Posted by: Laurence Simons 11/04/13

In-house lawyers will be well aware of the Information Commissioner's Office (ICO), a governmental offshoot set up to keep a beady eye on how public organisations and private companies adhere to data protection law with the power to fine those that fail to meet their obligations.

The ICO was set up by the Conservative government almost 30 years ago, in a simpler time when mobile phones were still too large to carry in a jacket pocket and computers were more like glorified typewriters than terrifying brain-robots.

According to an academic, this could mean that the body is woefully unequipped to cope with the problems of data protection that have arisen in the last decade.

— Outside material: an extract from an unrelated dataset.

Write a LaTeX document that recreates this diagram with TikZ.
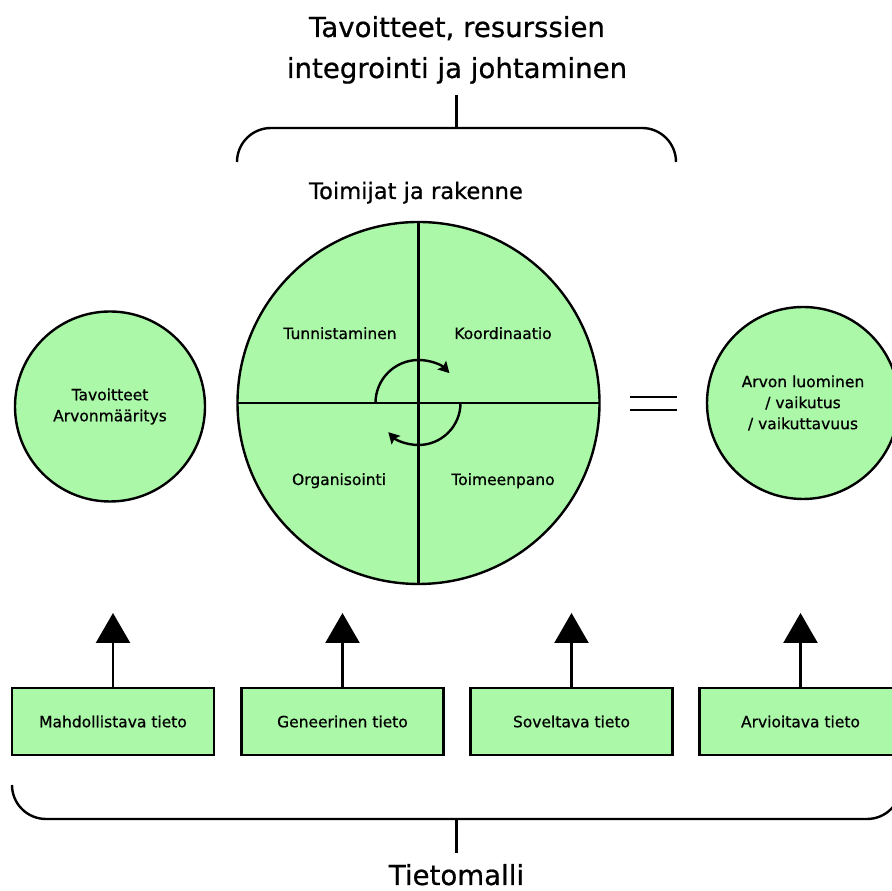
\documentclass[tikz,border=0pt]{standalone}
\usepackage{fontspec}
\setmainfont[FakeBold=0.7]{DejaVu Sans}
\usetikzlibrary{arrows.meta}
\definecolor{lgreen}{RGB}{170,248,168}
\begin{document}
\begin{tikzpicture}[x=1pt,y=1pt,
  line width=2.4pt,
  small/.style={font=\fontsize{15.5}{21}\selectfont},
  big/.style={font=\fontsize{27.6}{33}\selectfont},
  mid/.style={font=\fontsize{22.6}{27}\selectfont},
  gcircle/.style={circle,draw=black,fill=lgreen,inner sep=0pt,outer sep=0pt,align=center,small},
  infobox/.style={rectangle,draw=black,fill=lgreen,minimum width=202pt,minimum height=67pt,inner sep=0pt,outer sep=0pt,small},
  uparrow/.style={-{Triangle[length=30pt,width=34pt]}},
  rotarrow/.style={-{Stealth[length=11pt,width=12pt,inset=2pt]}},
  bracket/.style={rounded corners=34pt}
]
\useasboundingbox (0,0) rectangle (892,891);
\fill[white] (0,0) rectangle (892,891);
\clip (0,0) rectangle (892,891);

% title
\node[big,anchor=base] (title1) at (457,854) {Tavoitteet, resurssien};
\node[big,anchor=base] (title2) at (457,813) {integrointi ja johtaminen};
\coordinate (topstem) at (456.5,796);
\coordinate (topmid) at (456.5,763);
\draw[bracket] (237,729) -- (237,763) -- (676,763) -- (676,729);
\draw (topmid) -- (topstem);

\node[mid,anchor=base] (sub) at (416,692) {Toimijat ja rakenne};

% big circle
\node[gcircle,minimum size=362pt] (bigc) at (418.5,488) {};
\draw (bigc.north) -- (bigc.south);
\draw (bigc.west) -- (bigc.east);
\node[small,anchor=base] (q1) at (340,552) {Tunnistaminen};
\node[small,anchor=base] (q2) at (503,552) {Koordinaatio};
\node[small,anchor=base] (q3) at (339,406) {Organisointi};
\node[small,anchor=base] (q4) at (503,406) {Toimeenpano};
\draw[rotarrow] (bigc.center) ++(180:43) arc[start angle=180,end angle=44,radius=43];
\draw[rotarrow] (bigc.center) ++(0:42) arc[start angle=0,end angle=-136,radius=42];

% side circles
\node[gcircle,minimum size=190pt] (goal) at (110,484.5) {Tavoitteet\\Arvonmääritys};
\node[gcircle,minimum size=192pt] (value) at (803,488) {Arvon luominen\\/ vaikutus\\/ vaikuttavuus};

% equals
\draw[line width=2.2pt] (630,494) -- (677,494);
\draw[line width=2.2pt] (630,481) -- (677,481);

% boxes
\node[infobox] (b1) at (113,169.5) {Mahdollistava tieto};
\node[infobox] (b2) at (342.5,169.5) {Geneerinen tieto};
\node[infobox] (b3) at (571.5,169.5) {Soveltava tieto};
\node[infobox] (b4) at (800.5,169.5) {Arvioitava tieto};
\coordinate (t1) at (113,278);
\coordinate (t2) at (342.5,278);
\coordinate (t3) at (571.5,278);
\coordinate (t4) at (800.5,278);
\draw[uparrow] (b1.north) -- (t1);
\draw[uparrow] (b2.north) -- (t2);
\draw[uparrow] (b3.north) -- (t3);
\draw[uparrow] (b4.north) -- (t4);

% bottom bracket
\coordinate (botmid) at (456.5,72);
\coordinate (botstem) at (456.5,38);
\draw[bracket] (12,106) -- (12,72) -- (901,72) -- (901,106);
\draw (botmid) -- (botstem);
\node[big,anchor=base] (tm) at (456.5,6) {Tietomalli};
\end{tikzpicture}
\end{document}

Dr Karen McCullagh of the University of East Anglia has launched a study into the effectiveness of the ICO and how it is likely to develop in the future as the world of information security becomes increasingly convoluted.

"My analysis of the regulator's investigative and enforcement powers demonstrates that they have been, and continue to be, lamentably weak and ineffective," Dr McCullagh, who is affiliated with the university's law school, declared.

Given the importance placed on data security and the possibility that the EU is to introduce new regulations into this area over the coming years, it is clear that a strong and well-managed ICO would be helpful for businesses keen to know where they stand.

"If the proposed EU regulation is implemented in its current form, the ICO will face a budgetary shortfall of £42.8m - an issue the UK government has yet to address, even though it will seriously impede the effectiveness of the regulator," added Dr McCullagh.

Ultimately, whatever happens with the ICO, it is crucial that general counsel ensure adequate safeguards and controls are in place to keep personal data secure within an organisation.